El realismo mágico de Manu Chao
Con dos puñados de arena y un escroto de cuero, los latinos conquistaron el mundo en su dimensión sonora. Las maracas, sonajero de las orquestas indígenas, marcarían el ritmo de los años 40. Con ello, el jazz latino pondría a la gente a menear caderas al compás del sonido de una serpiente venenosa.
Bien lo sabía el escritor Alejo Carpentier cuando apareció por la casa de Ramón Chao con unas maracas que regaló al pequeño Manu. Allí empezó todo para uno de los artistas más combativos de los últimos tiempos que no tardaría en echarse a la calle con el veneno de la música recorriéndole el espinazo.

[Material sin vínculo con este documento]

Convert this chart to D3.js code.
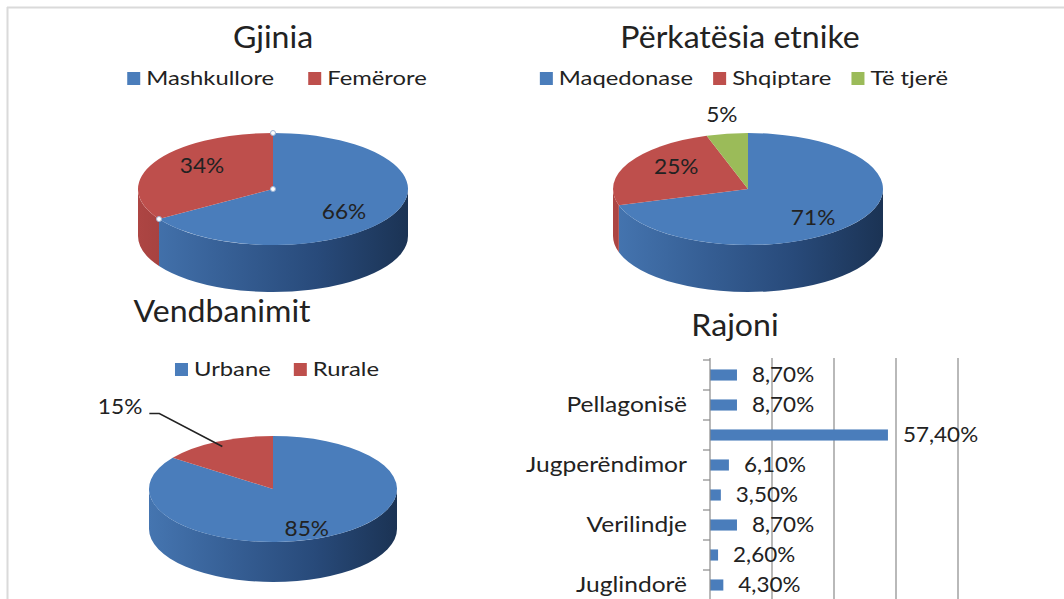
<!DOCTYPE html>
<html>
<head>
<meta charset="utf-8">
<script src="https://cdn.jsdelivr.net/npm/d3@7"></script>
<style>
  body { margin: 0; background: #fff; }
  text { font-family: Lato, "Open Sans", sans-serif; fill: #222; }
</style>
</head>
<body>
<svg id="chart"></svg>
<script>
// ---- data ----
const genderLabels = ["Mashkullore", "Femërore"];
const genderValues = [66, 34];

const ethnicLabels = ["Maqedonase", "Shqiptare", "Të tjerë"];
const ethnicValues = [71, 25, 5];

const settlementLabels = ["Urbane", "Rurale"];
const settlementValues = [85, 15];

// only every second category name is printed on the axis
const regionLabels = ["", "Pellagonisë", "", "Jugperëndimor", "", "Verilindje", "", "Juglindorë"];
const regionValues = [8.7, 8.7, 57.4, 6.1, 3.5, 8.7, 2.6, 4.3];
const regionTicks = [20, 40, 60, 80];

// ---- setup ----
const W = 1064, H = 599;
const svg = d3.select("#chart").attr("width", W).attr("height", H);
const defs = svg.append("defs");

const topColors = {blue: "#4a7dbb", red: "#be4f4c", green: "#9bbb59"};
const sideColors = {
  blue: ["#4575b0", "#365f95", "#284a7a", "#1b3354"],
  red: ["#ad4543", "#963a38", "#7e2e2c", "#622221"],
  green: ["#86a24b", "#71893e", "#5b6e32", "#455325"]
};

// the source picture is a bit wider than it is tall, so text gets a horizontal stretch
function stretch(sel, sx) {
  sel.each(function() {
    let t = d3.select(this);
    let x = +t.attr("x") || 0, y = +t.attr("y") || 0;
    t.attr("x", 0).attr("y", 0).attr("transform", `translate(${x},${y}) scale(${sx},1)`);
  });
}

// frame lines (top and left)
svg.append("line").attr("x1", 7).attr("x2", W).attr("y1", 7.5).attr("y2", 7.5)
  .attr("stroke", "#dadada").attr("stroke-width", 2);
svg.append("line").attr("x1", 7.5).attr("x2", 7.5).attr("y1", 7).attr("y2", H)
  .attr("stroke", "#dadada").attr("stroke-width", 2);

function title(txt, x, y) {
  svg.append("text").attr("x", x).attr("y", y).attr("text-anchor", "middle")
    .attr("font-size", 30).text(txt)
    .call(stretch, 1.07);
}

function legend(labels, colors, cx, y, gap) {
  let sx = 1.19;
  let items = svg.append("g").attr("class", "legend");
  let x = 0;
  labels.forEach((l, i) => {
    items.append("rect").attr("x", x).attr("y", y - 13).attr("width", 13).attr("height", 13)
      .attr("fill", topColors[colors[i]]);
    let t = items.append("text").attr("x", x + 19).attr("y", y).attr("font-size", 20).text(l);
    let w = t.node().getComputedTextLength() * sx;
    t.call(stretch, sx);
    x += 19 + w + gap;
  });
  items.attr("transform", `translate(${cx - (x - gap) / 2},0)`);
}

function pie3d(id, values, colors, o) {
  let g = svg.append("g").attr("id", id);
  let arcs = d3.pie().sort(null).value(d => d)(values);
  let pt = (a, f = 1) => [o.cx + o.rx * f * Math.sin(a), o.cy - o.ry * f * Math.cos(a)];

  // side shading
  colors.forEach(c => {
    let grad = defs.append("linearGradient").attr("id", `${id}-${c}`)
      .attr("gradientUnits", "userSpaceOnUse")
      .attr("x1", o.cx - o.rx).attr("x2", o.cx + o.rx).attr("y1", 0).attr("y2", 0);
    sideColors[c].forEach((s, k) => grad.append("stop")
      .attr("offset", k / (sideColors[c].length - 1)).attr("stop-color", s));
  });

  // front walls
  arcs.forEach((d, i) => {
    let s0 = Math.max(d.startAngle, Math.PI / 2), s1 = Math.min(d.endAngle, 3 * Math.PI / 2);
    if (s1 <= s0) return;
    let [x0, y0] = pt(s0), [x1, y1] = pt(s1);
    g.append("path")
      .attr("d", `M${x0},${y0}A${o.rx},${o.ry} 0 0 1 ${x1},${y1}L${x1},${y1 + o.depth}` +
                 `A${o.rx},${o.ry} 0 0 0 ${x0},${y0 + o.depth}Z`)
      .attr("fill", `url(#${id}-${colors[i]})`);
  });

  // top faces
  arcs.forEach((d, i) => {
    let [x0, y0] = pt(d.startAngle), [x1, y1] = pt(d.endAngle);
    let large = d.endAngle - d.startAngle > Math.PI ? 1 : 0;
    g.append("path")
      .attr("d", `M${o.cx},${o.cy}L${x0},${y0}A${o.rx},${o.ry} 0 ${large} 1 ${x1},${y1}Z`)
      .attr("fill", topColors[colors[i]]);
  });

  // labels
  arcs.forEach((d, i) => {
    let mid = (d.startAngle + d.endAngle) / 2;
    let txt = d.data + "%";
    let t;
    if (o.callout === i) {
      let [ex, ey] = pt(mid, 0.9);
      let bx = ex - 63, by = ey - 33;
      g.append("polyline").attr("points", `${bx - 10},${by} ${bx},${by} ${ex},${ey}`)
        .attr("fill", "none").attr("stroke", "#222").attr("stroke-width", 1.5);
      t = g.append("text").attr("x", bx - 17).attr("y", by + 1).attr("text-anchor", "end");
    } else if (d.data < 10) {
      let x = o.cx + 1.25 * o.rx * Math.sin(mid), y = o.cy - 1.35 * o.ry * Math.cos(mid);
      t = g.append("text").attr("x", x).attr("y", y).attr("dy", "0.35em").attr("text-anchor", "middle");
    } else {
      let x = o.cx + 0.6 * o.rx * Math.sin(mid), y = o.cy - 0.85 * o.ry * Math.cos(mid);
      t = g.append("text").attr("x", x).attr("y", y).attr("dy", "0.35em").attr("text-anchor", "middle");
    }
    t.attr("font-size", 21).text(txt).call(stretch, 1.08);
  });

  // selection handles (visible on the first chart)
  if (o.handles) {
    let pts = [[o.cx, o.cy], pt(0), pt(arcs[1].startAngle)];
    g.selectAll(".handle").data(pts).join("circle").attr("class", "handle")
      .attr("cx", p => p[0]).attr("cy", p => p[1]).attr("r", 2.5)
      .attr("fill", "#fff").attr("stroke", "#9db3d3").attr("stroke-width", 1);
  }
}

// ---- Gjinia ----
title("Gjinia", 273, 48);
legend(genderLabels, ["blue", "red"], 277, 85, 34);
pie3d("gender", genderValues, ["blue", "red"],
  {cx: 273, cy: 189, rx: 135, ry: 56, depth: 47, handles: true});

// ---- Përkatësia etnike ----
title("Përkatësia etnike", 740, 48);
legend(ethnicLabels, ["blue", "red", "green"], 744, 85, 20);
pie3d("ethnic", ethnicValues, ["blue", "red", "green"],
  {cx: 748, cy: 189, rx: 135, ry: 56, depth: 47});

// ---- Vendbanimit ----
title("Vendbanimit", 222, 322);
legend(settlementLabels, ["blue", "red"], 277, 376, 23);
pie3d("settlement", settlementValues, ["blue", "red"],
  {cx: 273, cy: 489, rx: 124, ry: 53, depth: 40, callout: 1});

// ---- Rajoni ----
title("Rajoni", 735, 336);

let bar = {top: 358, bottom: 600, left: 710, right: 958};
let xScale = d3.scaleLinear().domain([0, 80]).range([bar.left, bar.right]);
let yScale = d3.scaleBand().domain(d3.range(regionValues.length))
  .range([360, 600]).paddingInner(0.63).paddingOuter(0.315);

let rg = svg.append("g").attr("id", "region");

rg.selectAll(".grid").data(regionTicks).join("line").attr("class", "grid")
  .attr("x1", d => xScale(d)).attr("x2", d => xScale(d))
  .attr("y1", bar.top).attr("y2", bar.bottom)
  .attr("stroke", "#8a8a8a").attr("stroke-width", 1.2);

rg.selectAll(".bar").data(regionValues).join("rect").attr("class", "bar")
  .attr("x", xScale(0))
  .attr("y", (d, i) => yScale(i))
  .attr("width", d => xScale(d) - xScale(0))
  .attr("height", yScale.bandwidth())
  .attr("fill", "#4a7dbb");

// category axis: line, ticks between categories, names
let gapHalf = (yScale.step() - yScale.bandwidth()) / 2;
let bounds = d3.range(regionValues.length).map(i => yScale(i) - gapHalf).concat([bar.bottom]);
rg.append("line").attr("x1", bar.left).attr("x2", bar.left)
  .attr("y1", bar.top).attr("y2", bar.bottom).attr("stroke", "#8a8a8a").attr("stroke-width", 1.2);
rg.selectAll(".tick-mark").data(bounds).join("line").attr("class", "tick-mark")
  .attr("x1", bar.left - 7).attr("x2", bar.left).attr("y1", d => d).attr("y2", d => d)
  .attr("stroke", "#8a8a8a").attr("stroke-width", 1.2);

let yAxis = rg.append("g").attr("transform", `translate(${bar.left},0)`)
  .call(d3.axisLeft(yScale).tickSize(0).tickPadding(23).tickFormat(i => regionLabels[i]));
yAxis.select(".domain").remove();
yAxis.selectAll("text").attr("font-size", 21).attr("fill", "#222")
  .style("font-family", "Lato, 'Open Sans', sans-serif")
  .attr("dy", "0.35em")
  .call(stretch, 1.17);

let fmt = v => d3.format(".2f")(v).replace(".", ",") + "%";
rg.selectAll(".value").data(regionValues).join("text").attr("class", "value")
  .attr("x", d => xScale(d) + 15)
  .attr("y", (d, i) => yScale(i) + yScale.bandwidth() / 2)
  .attr("dy", "0.35em").attr("font-size", 21)
  .text(d => fmt(d))
  .call(stretch, 1.07);
</script>
</body>
</html>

Hot Pans y Los Carayos serán el embrión de lo que vino después con Mano Negra, la banda colorista que mezcló música de origen y realismo mágico a partes iguales. Porque, si hubo un inspirador de Mano Negra, ese fue, sin duda, Gabriel García Márquez. Llevado por su literatura, Manu Chao recorrerá con su banda los rincones de la Colombia más profunda. Lo cuenta Peter Culshaw, el Indiana Jones de las músicas del mundo, en la biografía de Manu Chao que acaba de ser publicada en castellano por libros del Kultrum.
Mano Negra se separaron en 1995. A partir de ese momento, Manu Chao se lo hace de cantautor con su guitarra, recorriendo los caminos que van de Finisterre a los Urales pasando por Chiapas. Canta por los Chunguitos y por Bob Marley, lleva su voz por los rincones más necesitados y duerme de cualquier forma y postura. Fuma yerba y experimenta con peyote y ayahuasca.

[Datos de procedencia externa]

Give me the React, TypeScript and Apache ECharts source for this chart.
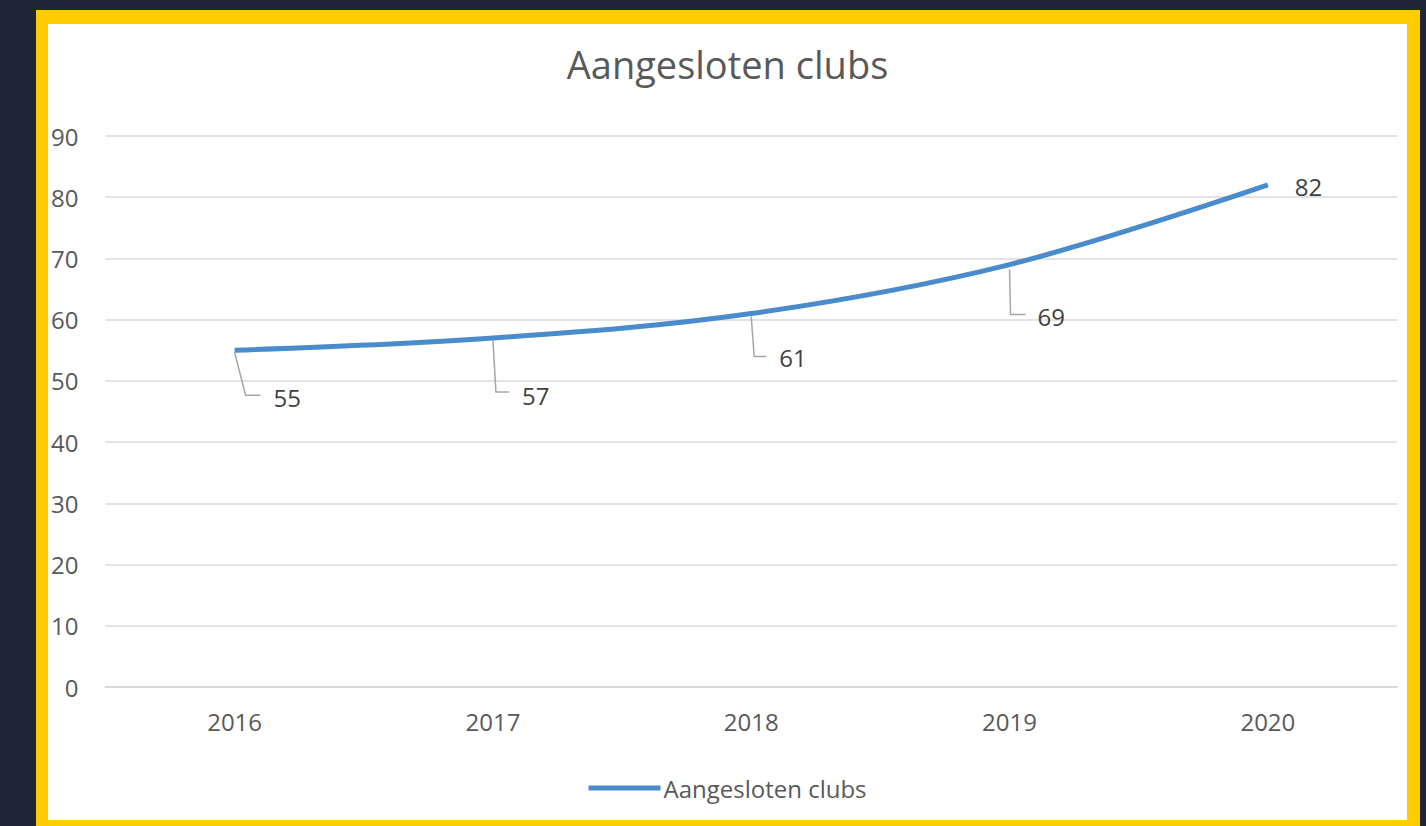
import React, { useEffect, useRef } from "react";
import * as echarts from "echarts";

const categories = ["2016", "2017", "2018", "2019", "2020"];
const clubs = [55, 57, 61, 69, 82];
const seriesName = "Aangesloten clubs";
const titleText = "Aangesloten clubs";
const yMin = 0;
const yMax = 90;
const yInterval = 10;

// label placement styles (pixel offsets relative to each point)
const labelStyles = [
  { leader: [[0, 2], [11, 45], [26, 45]], tx: 39, ty: 47 },
  { leader: [[0, 2], [3, 54], [16, 54]], tx: 29, ty: 57 },
  { leader: [[0, 3], [3, 43], [15, 43]], tx: 28, ty: 44 },
  { leader: [[0, 5], [1, 50], [16, 50]], tx: 28, ty: 52 },
  { leader: null, tx: 27, ty: 2 },
];

const FONT = "'Open Sans', 'Liberation Sans', sans-serif";

export default function App() {
  const ref = useRef<HTMLDivElement>(null);
  useEffect(() => {
    if (!ref.current) return;
    const chart = echarts.init(ref.current, null, { renderer: "svg" });
    chart.setOption({
      animation: false,
      backgroundColor: "#ffffff",
      title: {
        text: titleText,
        left: "center",
        top: 16,
        textStyle: { fontFamily: FONT, fontSize: 38, fontWeight: "normal", color: "#595959" },
      },
      legend: {
        data: [seriesName],
        left: "center",
        top: 747,
        icon: "rect",
        itemWidth: 72,
        itemHeight: 5,
        itemGap: 3,
        textStyle: { fontFamily: FONT, fontSize: 24, color: "#595959", padding: [0, 0, 0, -2] },
      },
      grid: { left: 54, right: 10, top: 112, bottom: 133, containLabel: false },
      xAxis: {
        type: "category",
        data: categories,
        boundaryGap: true,
        axisLine: { show: true, lineStyle: { color: "#d9d9d9", width: 2 } },
        axisTick: { show: false },
        axisLabel: { fontFamily: FONT, fontSize: 24, color: "#595959", margin: 22 },
      },
      yAxis: {
        type: "value",
        min: yMin,
        max: yMax,
        interval: yInterval,
        axisLine: { show: false },
        axisTick: { show: false },
        splitLine: { lineStyle: { color: "#e3e3e3", width: 2 } },
        axisLabel: { fontFamily: FONT, fontSize: 24, color: "#595959", margin: 27 },
      },
      series: [
        {
          name: seriesName,
          type: "line",
          data: clubs,
          smooth: 0.35,
          symbol: "none",
          lineStyle: { color: "#4a8bcc", width: 5 },
          itemStyle: { color: "#4a8bcc" },
          z: 3,
        },
        {
          name: "labels",
          type: "custom",
          data: clubs.map((v, i) => [i, v]),
          z: 4,
          renderItem: (params: any, api: any) => {
            const idx = params.dataIndex;
            const pt = api.coord([api.value(0), api.value(1)]);
            const st = labelStyles[idx];
            const children: any[] = [];
            if (st.leader) {
              children.push({
                type: "polyline",
                shape: { points: st.leader.map((p: number[]) => [pt[0] + p[0], pt[1] + p[1]]) },
                style: { stroke: "#a6a6a6", lineWidth: 1.5, fill: "none" },
              });
            }
            children.push({
              type: "text",
              style: {
                text: String(clubs[idx]),
                x: pt[0] + st.tx,
                y: pt[1] + st.ty,
                fill: "#404040",
                fontFamily: FONT,
                fontSize: 24,
                align: "left",
                verticalAlign: "middle",
              },
            });
            return { type: "group", children };
          },
        },
      ],
    });
    return () => chart.dispose();
  }, []);

  return (
    <div style={{ position: "fixed", left: 0, top: 0, width: 1426, height: 826, background: "#1f243a", overflow: "hidden" }}>
      <div style={{ position: "absolute", left: 36, top: 10, width: 1384, height: 830, background: "#ffcc00" }} />
      <div style={{ position: "absolute", left: 48, top: 24, width: 1359, height: 796, background: "#ffffff", overflow: "hidden" }}>
        <div ref={ref} style={{ width: 1359, height: 796 }} />
      </div>
    </div>
  );
}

Manu Chao es un espíritu libre que nunca lee la carta de los restaurantes. Para qué. Él prefiere leer a su amigo García Márquez, al que conoció cuando era un niño en París. “Eras un dolor de cabeza cuando tenías cuatro años y aún lo sigues siendo”, le dijo el Nobel colombiano cuando lo vio llegar a bordo del buque de carga bautizado como Melquíades en homenaje al brujo gitano de “Cien años de soledad”; una caravana náutica donde los Mano Negra compartían escena con la compañía de danza de Philippe Decouflé y las marionetas de Philippe Genty.

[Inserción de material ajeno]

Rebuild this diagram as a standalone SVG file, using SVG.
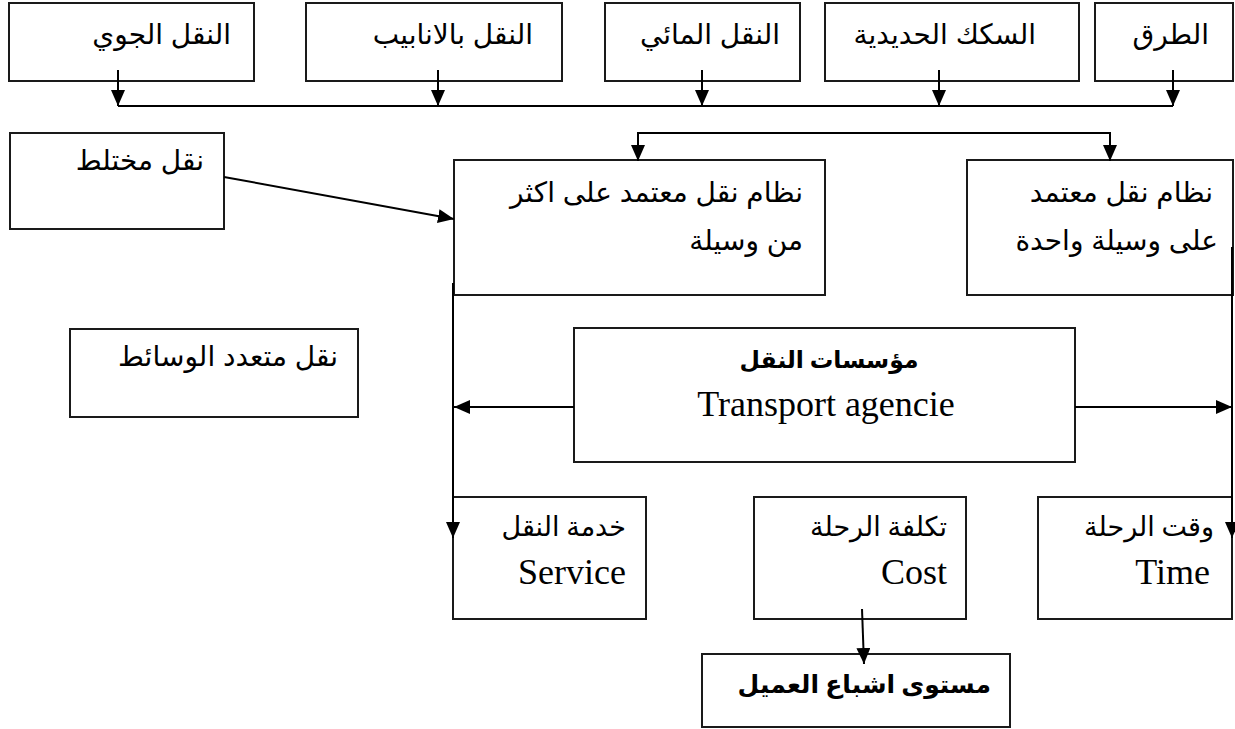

Tras esta aventura, Manu Chao seguirá viviendo los pasajes de “Cien años de soledad”. Esta vez se lo hará montado en un tren que él mismo echa a rodar por las vías abandonadas de Colombia; una máquina humeante que transporta una escultura de hielo de grandes dimensiones, un guiño al momento mágico en el que José Arcadio Buendía descubre el milagro del hielo. Por cerrar el círculo, la gira del tren terminó en Aracataca, lugar de nacimiento del Nobel.
De Santa Marta a Bogotá, el grupo de Manu Chao ofreció su espectáculo gratis: un circo de música y fuego, bañado por la lengua de un dragón mecánico. Lo cuenta Peter Culshaw en su libro y también lo contó Ramón Chao en otro libro, hace ya casi treinta años. Se tituló “Un tren de hielo y fuego” y salió publicado en la editorial que la revista El Europeo montó con El Canto de la Tripulación, colectivo capitaneado por Alberto García-Alix y al que se acercó Manu Chao en su estancia en Madrid a mediados de los 90.
De aquellos días quedan las fotos que Alberto hizo a Manu en el extrarradio madrileño. Son fotos en blanco y negro donde el músico mira a la cámara con el veneno en los ojos del que sabe que, con dos maracas, se puede conquistar el mundo. No hay otra manera.